§ **What is required**:
Copy the data that follows, character for character, minus the pictures.

-- BEGIN --

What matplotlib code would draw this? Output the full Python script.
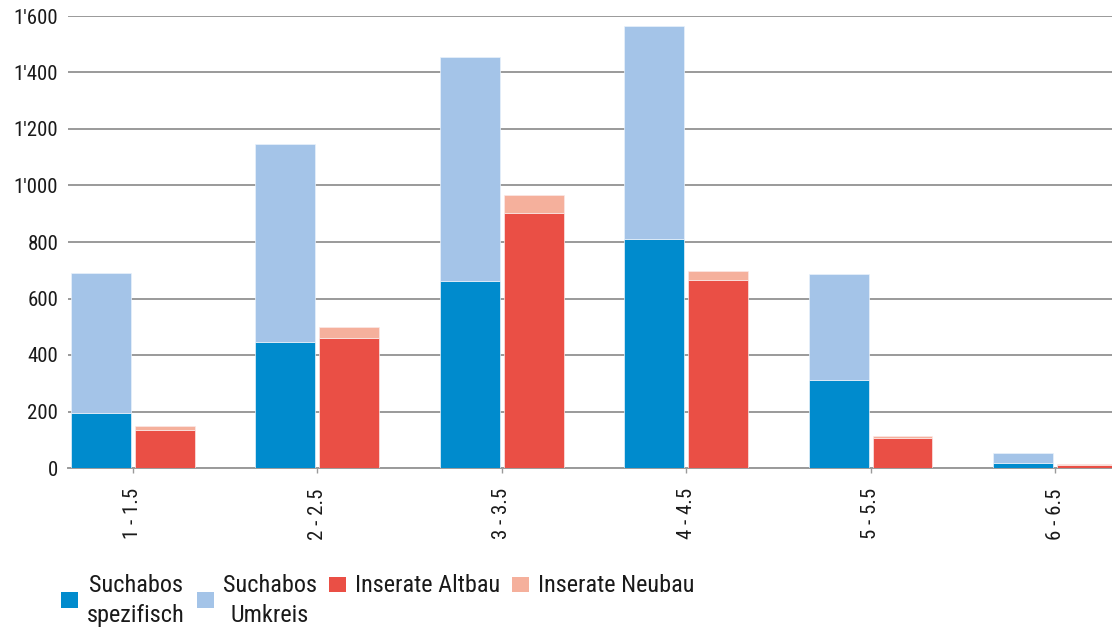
import numpy as np
import matplotlib.pyplot as plt
from matplotlib.ticker import FuncFormatter
from matplotlib.patches import Rectangle

plt.rcParams['font.family'] = ['Roboto Condensed', 'Archivo Narrow', 'DejaVu Sans']

groups = ['1 - 1.5', '2 - 2.5', '3 - 3.5', '4 - 4.5', '5 - 5.5', '6 - 6.5']
abos_spezifisch = [194, 446, 662, 812, 312, 18]
abos_umkreis = [495, 701, 792, 753, 373, 35]
inserate_altbau = [135, 460, 902, 665, 107, 11]
inserate_neubau = [15, 38, 64, 32, 8, 2]

c_spez = '#008bcd'
c_umk = '#a4c4e8'
c_alt = '#ea4f45'
c_neu = '#f5b09c'
txt_col = '#1a1a1a'

W, H = 1112, 629
fig = plt.figure(figsize=(W / 100, H / 100), dpi=100)
ax = fig.add_axes([68 / W, 1 - 468 / H, 1 - 68 / W, (468 - 16) / H])

x = np.arange(len(groups))
w = 0.324
off = 0.173
spez = np.array(abos_spezifisch)
alt = np.array(inserate_altbau)
ax.bar(x - off, spez, w, color=c_spez, edgecolor='#e8f2fb', linewidth=0.5, zorder=3)
ax.bar(x - off, abos_umkreis, w, bottom=spez, color=c_umk, edgecolor='#e8f2fb', linewidth=0.5, zorder=3)
ax.bar(x + off, alt, w, color=c_alt, edgecolor='#fbe8e6', linewidth=0.5, zorder=3)
ax.bar(x + off, inserate_neubau, w, bottom=alt, color=c_neu, edgecolor='#fbe8e6', linewidth=0.5, zorder=3)

ax.set_xlim(-0.351, 5.308)
ax.set_ylim(0, 1600)
ax.set_yticks(np.arange(0, 1601, 200))
ax.yaxis.set_major_formatter(FuncFormatter(lambda v, p: f"{int(v):,}".replace(',', "'")))
ax.grid(axis='y', color='#9a9a9a', linewidth=1.4, zorder=0)
for s in ['top', 'right', 'left']:
    ax.spines[s].set_visible(False)
ax.spines['bottom'].set_color('#9a9a9a')
ax.spines['bottom'].set_linewidth(1.4)
ax.tick_params(axis='y', length=0, pad=7, labelsize=15, labelcolor=txt_col)
ax.set_xticks(x)
ax.set_xticklabels(groups, rotation=90, fontsize=15, color=txt_col, va='top')
ax.tick_params(axis='x', length=3.6, width=1, color='#9a9a9a', pad=11)

# legend drawn by hand: patch, then label lines centred on each other
labels = ['Suchabos\nspezifisch', 'Suchabos\nUmkreis', 'Inserate Altbau', 'Inserate Neubau']
colors = [c_spez, c_umk, c_alt, c_neu]
fig.canvas.draw()
r = fig.canvas.get_renderer()
px = 61
for lab, col in zip(labels, colors):
    lines = lab.split('\n')
    if len(lines) > 1:
        py0, py1 = 592, 608
    else:
        py0, py1 = 577, 592
    fig.add_artist(Rectangle((px / W, 1 - py1 / H), 17 / W, (py1 - py0) / H,
                             transform=fig.transFigure, color=col, lw=0))
    tx = px + 17 + 9
    ts = [fig.text(0, 0, s, fontsize=17.5, color=txt_col, va='baseline') for s in lines]
    widths = [t.get_window_extent(r).width for t in ts]
    wmax = max(widths)
    for i, (t, tw) in enumerate(zip(ts, widths)):
        t.set_position(((tx + (wmax - tw) / 2) / W, 1 - (592 + 30 * i) / H))
    px = tx + wmax + 12

fig.savefig('out.png', dpi=100)
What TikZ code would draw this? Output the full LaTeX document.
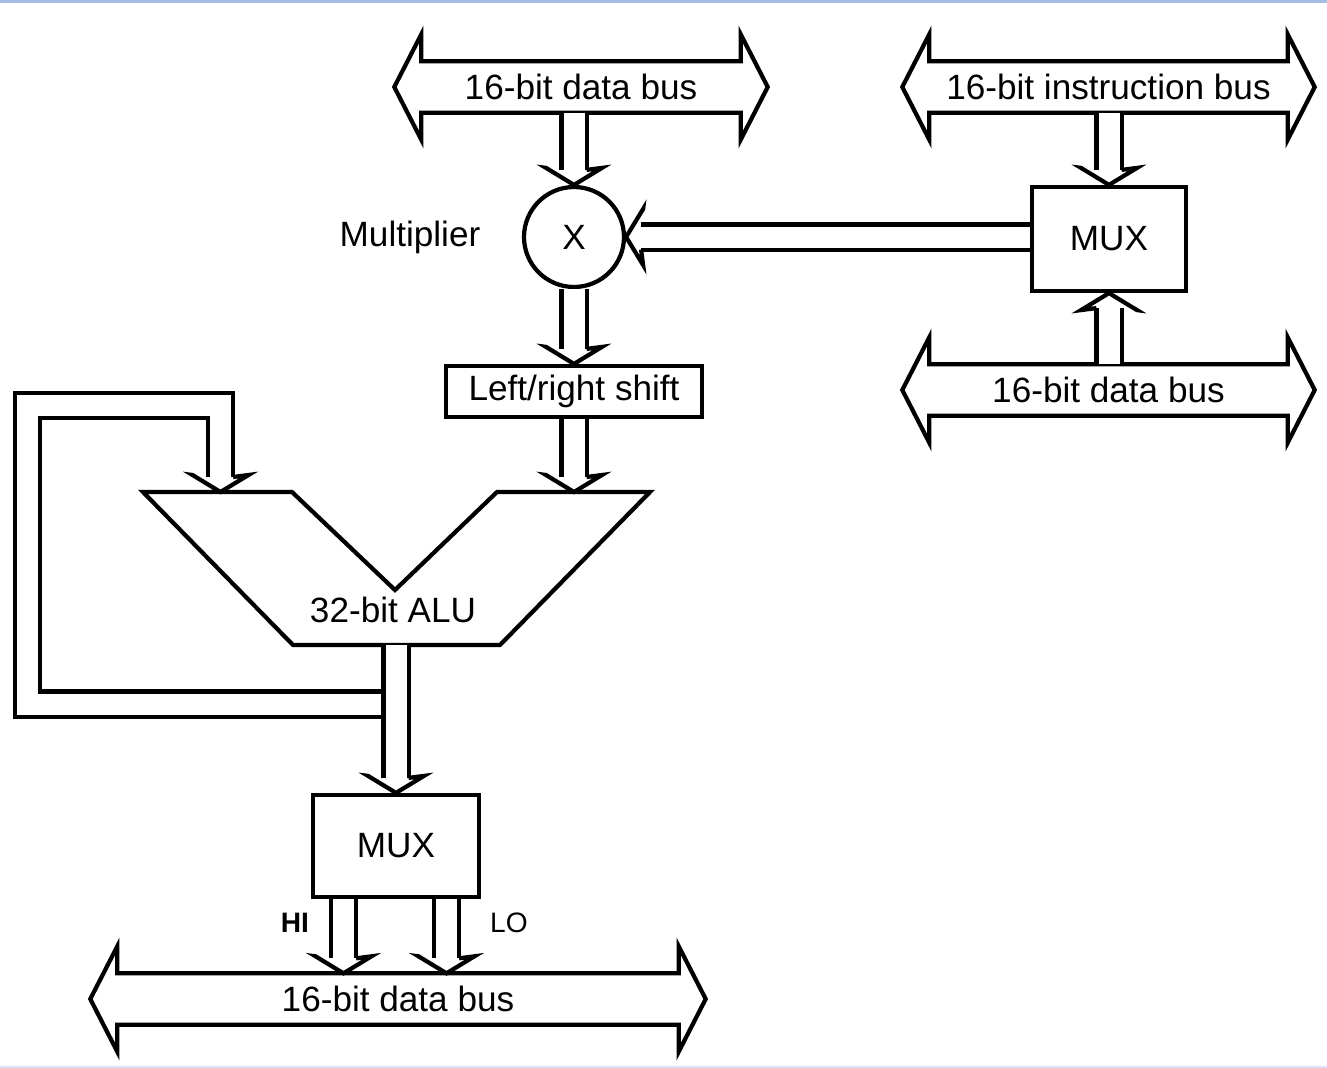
\documentclass[tikz,border=0pt]{standalone}
\usepackage{fontspec}
\setmainfont{Liberation Sans}
\usetikzlibrary{positioning,calc,decorations.markings}
\definecolor{frameblue}{RGB}{165,188,228}
\tikzstyle{unit}=[draw,line width=1.2pt,inner sep=0pt]
\tikzstyle{bus}=[inner sep=0pt,minimum height=0.5cm]
\tikzstyle{wire}=[line width=1.2pt]
\tikzstyle{link}=[double,double distance=0.21cm,line width=1.2pt,shorten >=0.15cm,
  postaction={decorate},
  decoration={markings,mark=at position 1 with {
    \draw[wire] (-0.15cm,0.126cm) -- (-0.17cm,0.28cm) -- (0,0)
      -- (-0.17cm,-0.28cm) -- (-0.15cm,-0.126cm);}}]
% block arrow drawn round a bus node
\newcommand{\busoutline}[1]{%
  \draw[wire] (#1.north west) -- (#1.north east) -- ++(0,0.27)
    -- ([xshift=0.27cm]#1.east) -- ([yshift=-0.27cm]#1.south east)
    -- (#1.south east) -- (#1.south west) -- ++(0,-0.27)
    -- ([xshift=-0.27cm]#1.west) -- ([yshift=0.27cm]#1.north west) -- cycle;}

\begin{document}
\begin{tikzpicture}[line join=miter]
    \useasboundingbox (0,0) rectangle (13.27,-10.68);
    \fill[frameblue] (0,0) rectangle (13.27,-0.03);
    \fill[frameblue!40] (0,-10.66) rectangle (13.27,-10.68);

    % buses
    \node [bus,minimum width=3.18cm] (bus1) at (5.81,-0.87) {16-bit data bus};
    \node [bus,minimum width=3.57cm] (bus2) at (11.085,-0.87) {16-bit instruction bus};
    \node [bus,minimum width=3.57cm] (bus3) at (11.085,-3.90) {16-bit data bus};
    \node [bus,minimum width=5.60cm] (bus4) at (3.98,-9.99) {16-bit data bus};
    \busoutline{bus1}
    \busoutline{bus2}
    \busoutline{bus3}
    \busoutline{bus4}

    % units
    \node [unit,circle,minimum size=1.0cm] (mult) at (5.74,-2.37) {X};
    \node (multlabel) at (4.10,-2.37) {Multiplier};
    \node [unit,minimum width=1.54cm,minimum height=1.04cm] (rmux) at (11.09,-2.39) {MUX};
    \node [unit,minimum width=2.56cm,minimum height=0.51cm] (shift) at (5.74,-3.915) {Left/right shift};
    \node [unit,minimum width=1.66cm,minimum height=1.02cm] (lmux) at (3.96,-8.46) {MUX};

    % ALU
    \coordinate (alu-in1) at (2.205,-4.92);
    \coordinate (alu-in2) at (5.74,-4.92);
    \coordinate (alu-out) at (3.96,-6.45);
    \coordinate (tap) at (3.835,-7.04);
    \draw [wire] (1.43,-4.92) -- (2.92,-4.92) -- (3.95,-5.90) -- (4.97,-4.92)
      -- (6.50,-4.92) -- (5.00,-6.45) -- (2.93,-6.45) -- cycle;
    \node (alulabel) at (3.93,-6.10) {32-bit ALU};

    % links
    \draw [link] (bus1.south -| mult) -- (mult.north);
    \draw [link] (mult.south) -- (shift.north);
    \draw [link] (rmux.west |- mult) -- (mult.east);
    \draw [link] (bus2.south -| rmux) -- (rmux.north);
    \draw [link] (bus3.north -| rmux) -- (rmux.south);
    \draw [link] (shift.south) -- (shift.south |- alu-in2);
    \draw [link] (tap) -| (0.275,-4.055) -| (alu-in1);
    \draw [link] (alu-out) -- (lmux.north);
    \draw [link] ([xshift=-0.525cm]lmux.south) -- ([xshift=-0.525cm]lmux.south |- bus4.north);
    \draw [link] ([xshift=0.505cm]lmux.south) -- ([xshift=0.505cm]lmux.south |- bus4.north);
    \node [font=\footnotesize\bfseries] (hi) at (2.95,-9.23) {HI};
    \node [font=\footnotesize] (lo) at (5.09,-9.23) {LO};
\end{tikzpicture}
\end{document}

-- END --

§ **Output for this exercise**:
What matplotlib code would draw this? Output the full Python script.
import numpy as np
import matplotlib.pyplot as plt
from matplotlib.ticker import FuncFormatter
from matplotlib.patches import Rectangle

plt.rcParams['font.family'] = ['Roboto Condensed', 'Archivo Narrow', 'DejaVu Sans']

groups = ['1 - 1.5', '2 - 2.5', '3 - 3.5', '4 - 4.5', '5 - 5.5', '6 - 6.5']
abos_spezifisch = [194, 446, 662, 812, 312, 18]
abos_umkreis = [495, 701, 792, 753, 373, 35]
inserate_altbau = [135, 460, 902, 665, 107, 11]
inserate_neubau = [15, 38, 64, 32, 8, 2]

c_spez = '#008bcd'
c_umk = '#a4c4e8'
c_alt = '#ea4f45'
c_neu = '#f5b09c'
txt_col = '#1a1a1a'

W, H = 1112, 629
fig = plt.figure(figsize=(W / 100, H / 100), dpi=100)
ax = fig.add_axes([68 / W, 1 - 468 / H, 1 - 68 / W, (468 - 16) / H])

x = np.arange(len(groups))
w = 0.324
off = 0.173
spez = np.array(abos_spezifisch)
alt = np.array(inserate_altbau)
ax.bar(x - off, spez, w, color=c_spez, edgecolor='#e8f2fb', linewidth=0.5, zorder=3)
ax.bar(x - off, abos_umkreis, w, bottom=spez, color=c_umk, edgecolor='#e8f2fb', linewidth=0.5, zorder=3)
ax.bar(x + off, alt, w, color=c_alt, edgecolor='#fbe8e6', linewidth=0.5, zorder=3)
ax.bar(x + off, inserate_neubau, w, bottom=alt, color=c_neu, edgecolor='#fbe8e6', linewidth=0.5, zorder=3)

ax.set_xlim(-0.351, 5.308)
ax.set_ylim(0, 1600)
ax.set_yticks(np.arange(0, 1601, 200))
ax.yaxis.set_major_formatter(FuncFormatter(lambda v, p: f"{int(v):,}".replace(',', "'")))
ax.grid(axis='y', color='#9a9a9a', linewidth=1.4, zorder=0)
for s in ['top', 'right', 'left']:
    ax.spines[s].set_visible(False)
ax.spines['bottom'].set_color('#9a9a9a')
ax.spines['bottom'].set_linewidth(1.4)
ax.tick_params(axis='y', length=0, pad=7, labelsize=15, labelcolor=txt_col)
ax.set_xticks(x)
ax.set_xticklabels(groups, rotation=90, fontsize=15, color=txt_col, va='top')
ax.tick_params(axis='x', length=3.6, width=1, color='#9a9a9a', pad=11)

# legend drawn by hand: patch, then label lines centred on each other
labels = ['Suchabos\nspezifisch', 'Suchabos\nUmkreis', 'Inserate Altbau', 'Inserate Neubau']
colors = [c_spez, c_umk, c_alt, c_neu]
fig.canvas.draw()
r = fig.canvas.get_renderer()
px = 61
for lab, col in zip(labels, colors):
    lines = lab.split('\n')
    if len(lines) > 1:
        py0, py1 = 592, 608
    else:
        py0, py1 = 577, 592
    fig.add_artist(Rectangle((px / W, 1 - py1 / H), 17 / W, (py1 - py0) / H,
                             transform=fig.transFigure, color=col, lw=0))
    tx = px + 17 + 9
    ts = [fig.text(0, 0, s, fontsize=17.5, color=txt_col, va='baseline') for s in lines]
    widths = [t.get_window_extent(r).width for t in ts]
    wmax = max(widths)
    for i, (t, tw) in enumerate(zip(ts, widths)):
        t.set_position(((tx + (wmax - tw) / 2) / W, 1 - (592 + 30 * i) / H))
    px = tx + wmax + 12

fig.savefig('out.png', dpi=100)
What TikZ code would draw this? Output the full LaTeX document.
\documentclass[tikz,border=0pt]{standalone}
\usepackage{fontspec}
\setmainfont{Liberation Sans}
\usetikzlibrary{positioning,calc,decorations.markings}
\definecolor{frameblue}{RGB}{165,188,228}
\tikzstyle{unit}=[draw,line width=1.2pt,inner sep=0pt]
\tikzstyle{bus}=[inner sep=0pt,minimum height=0.5cm]
\tikzstyle{wire}=[line width=1.2pt]
\tikzstyle{link}=[double,double distance=0.21cm,line width=1.2pt,shorten >=0.15cm,
  postaction={decorate},
  decoration={markings,mark=at position 1 with {
    \draw[wire] (-0.15cm,0.126cm) -- (-0.17cm,0.28cm) -- (0,0)
      -- (-0.17cm,-0.28cm) -- (-0.15cm,-0.126cm);}}]
% block arrow drawn round a bus node
\newcommand{\busoutline}[1]{%
  \draw[wire] (#1.north west) -- (#1.north east) -- ++(0,0.27)
    -- ([xshift=0.27cm]#1.east) -- ([yshift=-0.27cm]#1.south east)
    -- (#1.south east) -- (#1.south west) -- ++(0,-0.27)
    -- ([xshift=-0.27cm]#1.west) -- ([yshift=0.27cm]#1.north west) -- cycle;}

\begin{document}
\begin{tikzpicture}[line join=miter]
    \useasboundingbox (0,0) rectangle (13.27,-10.68);
    \fill[frameblue] (0,0) rectangle (13.27,-0.03);
    \fill[frameblue!40] (0,-10.66) rectangle (13.27,-10.68);

    % buses
    \node [bus,minimum width=3.18cm] (bus1) at (5.81,-0.87) {16-bit data bus};
    \node [bus,minimum width=3.57cm] (bus2) at (11.085,-0.87) {16-bit instruction bus};
    \node [bus,minimum width=3.57cm] (bus3) at (11.085,-3.90) {16-bit data bus};
    \node [bus,minimum width=5.60cm] (bus4) at (3.98,-9.99) {16-bit data bus};
    \busoutline{bus1}
    \busoutline{bus2}
    \busoutline{bus3}
    \busoutline{bus4}

    % units
    \node [unit,circle,minimum size=1.0cm] (mult) at (5.74,-2.37) {X};
    \node (multlabel) at (4.10,-2.37) {Multiplier};
    \node [unit,minimum width=1.54cm,minimum height=1.04cm] (rmux) at (11.09,-2.39) {MUX};
    \node [unit,minimum width=2.56cm,minimum height=0.51cm] (shift) at (5.74,-3.915) {Left/right shift};
    \node [unit,minimum width=1.66cm,minimum height=1.02cm] (lmux) at (3.96,-8.46) {MUX};

    % ALU
    \coordinate (alu-in1) at (2.205,-4.92);
    \coordinate (alu-in2) at (5.74,-4.92);
    \coordinate (alu-out) at (3.96,-6.45);
    \coordinate (tap) at (3.835,-7.04);
    \draw [wire] (1.43,-4.92) -- (2.92,-4.92) -- (3.95,-5.90) -- (4.97,-4.92)
      -- (6.50,-4.92) -- (5.00,-6.45) -- (2.93,-6.45) -- cycle;
    \node (alulabel) at (3.93,-6.10) {32-bit ALU};

    % links
    \draw [link] (bus1.south -| mult) -- (mult.north);
    \draw [link] (mult.south) -- (shift.north);
    \draw [link] (rmux.west |- mult) -- (mult.east);
    \draw [link] (bus2.south -| rmux) -- (rmux.north);
    \draw [link] (bus3.north -| rmux) -- (rmux.south);
    \draw [link] (shift.south) -- (shift.south |- alu-in2);
    \draw [link] (tap) -| (0.275,-4.055) -| (alu-in1);
    \draw [link] (alu-out) -- (lmux.north);
    \draw [link] ([xshift=-0.525cm]lmux.south) -- ([xshift=-0.525cm]lmux.south |- bus4.north);
    \draw [link] ([xshift=0.505cm]lmux.south) -- ([xshift=0.505cm]lmux.south |- bus4.north);
    \node [font=\footnotesize\bfseries] (hi) at (2.95,-9.23) {HI};
    \node [font=\footnotesize] (lo) at (5.09,-9.23) {LO};
\end{tikzpicture}
\end{document}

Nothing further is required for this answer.